I'm doing something simple, but after an error I ran into some "unsimple" trouble. This probably has to do with the fact that I'm a mathematican and not coder, thus bad coding praxis.
What I want to do: I have a data frame with 122 489 rows and 6 columns, where one of the columns named 'Image FS'
contains URL's to images that I want to download and save at a particular location locally. Essentially I want to download and save 122 489 (4K) images that will later be used for a recommendation system. I used urllib.request
and the code below, which worked flawlessly.
import urllib.request
import pandas as pd
import time
urlList = pd.read_csv('C:/Users/.../imageFS_20220414.csv',
encoding = 'unicode_escape', engine ='python')
tic = time.perf_counter()
counter = 0
for url in urlList['Image FS']:
file_name = url.split('/')[-1]
#print("Downloading file: %s"%file_name)
opener = urllib.request.build_opener()
opener.addheaders = [('User-agent', 'Mozilla/5.0')]
urllib.request.install_opener(opener)
imgURL = url
storage_location = "E:/Test/"+file_name+".PNG"
urllib.request.urlretrieve(imgURL, storage_location)
counter = counter + 1
toc = time.perf_counter()
print("-----------------------------------------------------------------------")
print(f"Downloaded {counter} images in {(toc - tic)/60:0.4f} minutes.")

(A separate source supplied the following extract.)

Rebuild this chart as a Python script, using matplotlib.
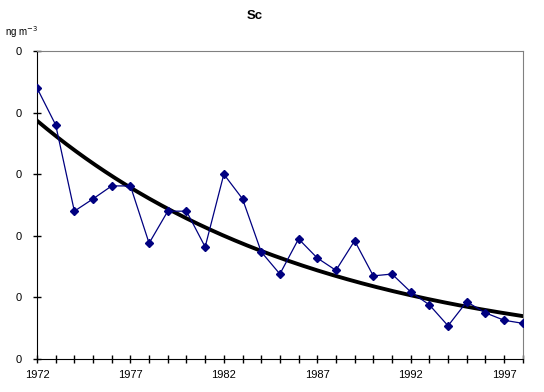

Here is the kicker: After about 2 days of running and completion of roughly 68 000 images I got the following error HTTPError: Internal Server Error
and the program stopped. I assume this error happened because of a temporary disturbance in the website or something like that.
Needless to say, I did want to re-download all the 68 000 images, in the for loop but only what's left to download. I simply started where the program stopped by putting urlList['Image FS'][68000:]
in the for loop and letting it run again. The script finished but when I look in the folder where all the images are saved, there are "only" 101 610 images.
My guess here is that one can't simply "start where it left" like I have done by passing in the next index.
Questions:
- Was there a way to prevent this from happening using a try/catch block somehow? To tell the program if a server error happens, don't stop but wait 5 minutes and try again or just skip the iteration that is broken, if such an iteration exists?
- Now I need to download the remaining ~ 21 000 images. How can I do this without having to restart the entire program and wait for 4 days? I assume I need to identify which images are downloaded by a check: if image exists in downloaded folder, skip to next URL, else download.
Any advice that can help me save as much time as possible or teach me how to avoid problems like these in the future are greatly appreciated.